The unforced error surfaces at a time when the majority of the American public do not believe the President is honest and trustworthy. Geez, I wonder why?

Speaking of drones, Senator Jay Rockefeller qualified as the third Politidumb nominee.  He had an announcement to make.
The Senate Commerce, Science and Transportation Committee will hold a hearing next year on the commercial use of drones, including Amazon's plan to use drones to deliver products.
Jeff Bezos unveils Amazon drones on "60 Minutes"
"Amazon's plans for using drones to deliver packages is just one example of the potential this technology offers consumers, and a reflection of the ingenuity of American business," Committee Chairman Jay Rockefeller (D-W.Va.) said in a statement Monday.
"As we move forward toward integrating drones into civilian life and capitalizing on the economic opportunities they offer, we must make certain that these aircraft meet rigorous safety and privacy standards. I plan to hold a hearing early next year to explore the potential economic benefits of unmanned vehicles in our airspace as well as the potential risks they may create."
Way to fall for the publicity stunt timed to align with the start of the Christmas buying season. Meanwhile, Amazon intentionally loses money in its campaign to dominate and destroy competition in the online marketplace. Hey, how about an Amazon antitrust hearing Senator Rockefeller dude, something you ought to know something about -- remember how predatory pricing worked out for Standard Oil and great grandpa John?

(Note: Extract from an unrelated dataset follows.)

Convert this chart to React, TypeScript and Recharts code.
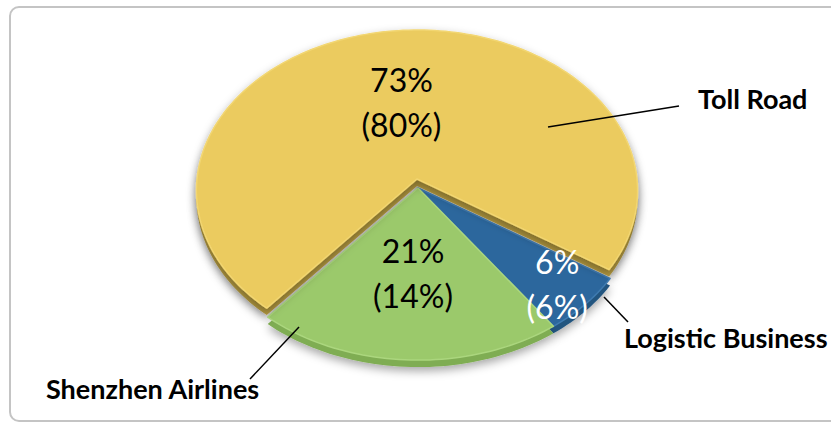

As I sit here and write, the temperature not having cracked zero for the last three days, the winning nominee is James Hansen, who runs the Climate Science, Awareness and Solutions program at the Columbia University Earth Institute. Hansen retired this year as director of the NASA Goddard Institute for Space Studies -- you know one of those highly competent, incredibly well informed, apolitical government employees. Hansen said,
Climate change is altering people's lives, right now, from the United States to Africa to the Arctic. It is as clear and present a danger as we've ever seen.

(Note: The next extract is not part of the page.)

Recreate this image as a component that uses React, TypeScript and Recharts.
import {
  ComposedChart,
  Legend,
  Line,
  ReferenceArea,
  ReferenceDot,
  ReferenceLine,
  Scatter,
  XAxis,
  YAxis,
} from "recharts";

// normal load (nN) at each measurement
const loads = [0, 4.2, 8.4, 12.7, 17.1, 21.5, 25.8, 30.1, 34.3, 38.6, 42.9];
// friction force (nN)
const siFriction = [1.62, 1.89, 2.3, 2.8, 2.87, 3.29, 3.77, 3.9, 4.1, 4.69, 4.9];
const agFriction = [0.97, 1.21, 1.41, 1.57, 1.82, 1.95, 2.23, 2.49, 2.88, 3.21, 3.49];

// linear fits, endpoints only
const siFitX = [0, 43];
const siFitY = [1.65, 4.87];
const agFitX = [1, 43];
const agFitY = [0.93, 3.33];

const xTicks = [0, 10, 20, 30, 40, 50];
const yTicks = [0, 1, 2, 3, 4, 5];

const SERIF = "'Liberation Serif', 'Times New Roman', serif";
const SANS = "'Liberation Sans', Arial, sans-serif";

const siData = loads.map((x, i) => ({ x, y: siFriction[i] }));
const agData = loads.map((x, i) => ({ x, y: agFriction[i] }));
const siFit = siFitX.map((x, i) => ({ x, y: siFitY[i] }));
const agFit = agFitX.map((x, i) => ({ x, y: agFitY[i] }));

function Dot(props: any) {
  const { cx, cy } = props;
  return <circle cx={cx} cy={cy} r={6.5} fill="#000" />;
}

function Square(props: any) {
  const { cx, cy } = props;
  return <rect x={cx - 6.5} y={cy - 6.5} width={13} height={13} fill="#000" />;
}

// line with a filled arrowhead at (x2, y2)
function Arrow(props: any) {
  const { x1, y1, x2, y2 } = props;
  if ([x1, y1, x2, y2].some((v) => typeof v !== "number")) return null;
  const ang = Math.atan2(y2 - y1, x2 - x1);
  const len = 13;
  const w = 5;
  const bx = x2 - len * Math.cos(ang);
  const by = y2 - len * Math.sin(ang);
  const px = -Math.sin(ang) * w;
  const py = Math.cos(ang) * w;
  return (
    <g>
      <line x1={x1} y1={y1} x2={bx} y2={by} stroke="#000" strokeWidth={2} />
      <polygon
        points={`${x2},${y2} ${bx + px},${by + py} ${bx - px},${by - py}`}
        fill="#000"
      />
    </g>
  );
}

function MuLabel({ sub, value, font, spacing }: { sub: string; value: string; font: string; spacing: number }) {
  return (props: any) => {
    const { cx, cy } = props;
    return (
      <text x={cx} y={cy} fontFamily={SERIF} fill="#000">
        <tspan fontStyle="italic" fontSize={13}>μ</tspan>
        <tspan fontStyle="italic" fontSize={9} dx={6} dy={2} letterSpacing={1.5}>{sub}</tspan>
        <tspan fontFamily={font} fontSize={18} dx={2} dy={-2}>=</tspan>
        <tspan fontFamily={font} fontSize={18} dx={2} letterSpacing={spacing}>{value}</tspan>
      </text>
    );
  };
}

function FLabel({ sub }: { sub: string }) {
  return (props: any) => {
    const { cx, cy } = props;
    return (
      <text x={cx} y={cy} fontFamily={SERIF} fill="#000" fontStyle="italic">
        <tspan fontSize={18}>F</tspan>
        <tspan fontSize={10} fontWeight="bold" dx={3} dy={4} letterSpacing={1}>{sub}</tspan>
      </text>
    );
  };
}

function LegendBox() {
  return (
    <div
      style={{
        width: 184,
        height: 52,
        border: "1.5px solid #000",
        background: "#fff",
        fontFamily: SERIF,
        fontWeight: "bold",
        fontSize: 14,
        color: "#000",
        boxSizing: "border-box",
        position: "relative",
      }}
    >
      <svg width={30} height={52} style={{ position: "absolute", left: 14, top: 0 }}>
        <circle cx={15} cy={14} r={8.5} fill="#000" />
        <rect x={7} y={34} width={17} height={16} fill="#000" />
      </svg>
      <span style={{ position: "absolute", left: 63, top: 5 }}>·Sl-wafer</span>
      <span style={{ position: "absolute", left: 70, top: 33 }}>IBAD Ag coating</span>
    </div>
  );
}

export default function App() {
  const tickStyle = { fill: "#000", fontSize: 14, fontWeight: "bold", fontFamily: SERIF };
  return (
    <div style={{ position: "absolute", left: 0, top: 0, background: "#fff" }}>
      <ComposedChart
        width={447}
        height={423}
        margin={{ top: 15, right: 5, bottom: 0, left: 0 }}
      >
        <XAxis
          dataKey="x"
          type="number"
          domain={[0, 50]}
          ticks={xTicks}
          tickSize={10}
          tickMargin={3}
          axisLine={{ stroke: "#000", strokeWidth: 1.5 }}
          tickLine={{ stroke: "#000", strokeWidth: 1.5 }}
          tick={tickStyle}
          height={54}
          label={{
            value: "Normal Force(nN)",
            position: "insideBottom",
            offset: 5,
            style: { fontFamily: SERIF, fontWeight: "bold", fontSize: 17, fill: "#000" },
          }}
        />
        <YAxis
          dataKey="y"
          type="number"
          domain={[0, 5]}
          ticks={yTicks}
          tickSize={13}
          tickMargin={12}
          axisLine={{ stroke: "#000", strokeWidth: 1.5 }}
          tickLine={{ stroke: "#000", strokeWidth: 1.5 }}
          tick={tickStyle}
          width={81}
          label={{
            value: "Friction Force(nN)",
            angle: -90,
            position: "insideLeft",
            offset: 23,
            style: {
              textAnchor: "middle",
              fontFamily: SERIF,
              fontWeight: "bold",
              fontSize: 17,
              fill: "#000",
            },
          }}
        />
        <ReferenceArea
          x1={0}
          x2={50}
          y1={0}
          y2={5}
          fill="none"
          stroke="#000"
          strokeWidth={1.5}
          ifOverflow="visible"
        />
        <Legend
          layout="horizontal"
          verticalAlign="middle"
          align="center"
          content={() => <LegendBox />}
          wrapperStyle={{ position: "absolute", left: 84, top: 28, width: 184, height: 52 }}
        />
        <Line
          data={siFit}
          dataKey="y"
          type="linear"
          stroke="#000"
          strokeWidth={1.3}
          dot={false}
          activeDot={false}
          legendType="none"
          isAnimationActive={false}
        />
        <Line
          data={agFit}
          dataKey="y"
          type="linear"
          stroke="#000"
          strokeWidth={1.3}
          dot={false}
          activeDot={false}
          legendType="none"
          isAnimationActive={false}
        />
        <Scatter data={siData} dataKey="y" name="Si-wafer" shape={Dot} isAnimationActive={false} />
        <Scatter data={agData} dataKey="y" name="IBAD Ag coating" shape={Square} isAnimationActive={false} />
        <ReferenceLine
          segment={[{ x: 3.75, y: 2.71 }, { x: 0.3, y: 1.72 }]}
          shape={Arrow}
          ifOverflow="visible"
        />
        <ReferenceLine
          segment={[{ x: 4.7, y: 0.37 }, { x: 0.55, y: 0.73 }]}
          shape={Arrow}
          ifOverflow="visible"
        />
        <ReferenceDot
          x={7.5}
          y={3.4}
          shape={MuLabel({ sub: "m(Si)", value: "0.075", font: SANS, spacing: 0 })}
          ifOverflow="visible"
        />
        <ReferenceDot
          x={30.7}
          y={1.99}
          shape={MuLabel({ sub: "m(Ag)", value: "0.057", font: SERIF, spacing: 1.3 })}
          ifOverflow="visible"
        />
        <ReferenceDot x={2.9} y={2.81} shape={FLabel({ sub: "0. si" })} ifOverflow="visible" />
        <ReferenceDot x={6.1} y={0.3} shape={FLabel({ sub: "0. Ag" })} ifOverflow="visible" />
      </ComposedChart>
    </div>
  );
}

And the threat will only get worse if left unchecked. If we allow the planet's energy imbalance to increase and the ocean to continue to warm, we will pass a point of no return. Our children and grandchildren would inherit disintegrating ice sheets, rising seas that inundate all coastal cities, increasingly violent climate extremes and extermination of countless species. We would leave future generations a far more desolate planet than the one that we were blessed to inherit.
We are breaking records for temperature lows previously set in 1909, when my long departed father, who regaled us kids with stories about the extreme cold and blizzards of his youth, was but three months old.  I agree about the danger thing -- had to turn my daughter down today on her request to go skiing. Too much risk of frostbite.  Dude Hansen, come get your award. And don't forget the tire chains. You'll need them to get over the pass.

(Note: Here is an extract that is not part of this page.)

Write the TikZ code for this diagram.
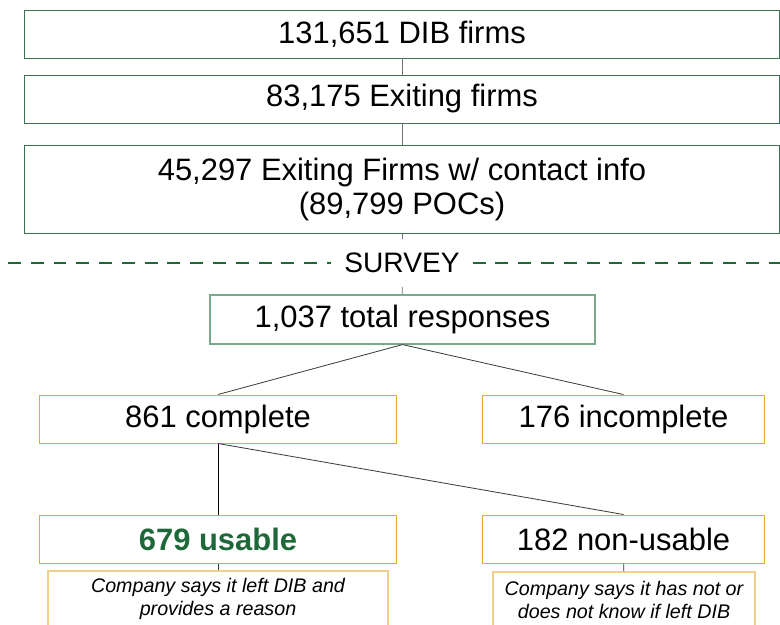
\documentclass[tikz,border=0pt]{standalone}
\usepackage{fontspec}
\setmainfont{Liberation Sans}
\usetikzlibrary{positioning, calc}

\definecolor{boxgreen}{RGB}{62,112,82}
\definecolor{palegreen}{RGB}{122,168,138}
\definecolor{darkgreen}{RGB}{30,104,58}
\definecolor{gold}{RGB}{228,172,48}
\definecolor{palegold}{RGB}{242,208,140}
\definecolor{linegray}{RGB}{115,115,115}

\begin{document}
\begin{tikzpicture}[x=0.025cm, y=-0.025cm,
    bigfont/.style={font=\fontsize{22}{23.5}\selectfont},
    topbox/.style={draw=boxgreen, line width=0.7pt, minimum width=18.875cm, minimum height=1.2cm, inner sep=0pt, align=center, bigfont},
    splitbox/.style={draw=gold, line width=0.7pt, minimum height=1.2cm, inner sep=0pt, align=center, bigfont},
    notebox/.style={draw=palegold, line width=1.4pt, anchor=north, minimum height=1.4cm, inner sep=0pt, align=center, font=\fontsize{14}{16.5}\selectfont\itshape},
    link/.style={draw=linegray, line width=0.6pt}]
    \useasboundingbox (0,0) rectangle (780,624);

    % Firms
    \node[topbox] (dib) at (402,34) {131,651 DIB firms};
    \node[topbox] (exiting) at (402,99) {83,175 Exiting firms};
    \node[topbox, minimum height=2.175cm] (contact) at (402,189.5) {45,297 Exiting Firms w/ contact info\\(89,799 POCs)};
    \draw[link] (dib) -- (exiting);
    \draw[link] (exiting) -- (contact);

    % Survey divider
    \node[font=\fontsize{20}{22}\selectfont, inner xsep=0.32cm, inner ysep=0pt, minimum height=1.175cm] (survey) at (402,263) {SURVEY};
    \coordinate (dashL) at (8,263);
    \coordinate (dashR) at (780,263);
    \draw[darkgreen, line width=2pt, dash pattern=on 9.2pt off 7pt] (dashL) -- (survey.west);
    \draw[darkgreen, line width=2pt, dash pattern=on 9.2pt off 7pt] (survey.east) -- (dashR);
    \draw[link] (contact) -- (survey);

    % Responses
    \node[draw=palegreen, line width=0.8pt, minimum width=9.625cm, minimum height=1.225cm, inner sep=0pt, bigfont] (total) at (402.5,319.5) {1,037 total responses};
    \draw[link] (survey) -- (total);
    \node[splitbox, minimum width=8.9cm] (complete) at (218,419) {861 complete};
    \node[splitbox, minimum width=7.025cm] (incomplete) at (623.5,419) {176 incomplete};
    \draw[link, draw=black!75] (total.south) -- (complete.north);
    \draw[link, draw=black!75] (total.south) -- (incomplete.north);

    % Usable or not
    \node[splitbox, minimum width=8.9cm, text=darkgreen, font=\fontsize{22}{23.5}\selectfont\bfseries] (usable) at (218,539) {679 usable};
    \node[splitbox, minimum width=7.025cm] (nonusable) at (623.5,539) {182 non-usable};
    \draw[link, draw=black] (complete.south) -- (usable.north);
    \draw[link, draw=black!75] (complete.south) -- (nonusable.north);

    \node[notebox, minimum width=8.5cm] (reason) at (218,570) {Company says it left DIB and\\provides a reason};
    \node[notebox, minimum width=6.55cm] (notleft) at (624,571) {Company says it has not or\\does not know if left DIB};
    \draw[link, draw=black!80] (usable) -- (reason);
    \draw[link, draw=black!80] (nonusable) -- (notleft);
\end{tikzpicture}
\end{document}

  1. Can temperature extremes (cold and hot) not be the consequence of global warming/climate change?

    1. Or global cooling. See Take your pick -- whatever gives polticians control, yields government grants for universities and that the theory of the month club wants to put out there

  2. Temperature differentials are of course the consequence of all kinds of horrific problems. I live in Chicago. I too an experiencing bitter cold today. But a mere three weeks ago, we experience severe NOVEMBER tornados, a first for that time of year. Accordingly, from where I sit, Global Warming is more than a bit of a misnomer to the extent that while it is true that we have overall global warming it does not preclude extreme record lows in certain areas of the globe.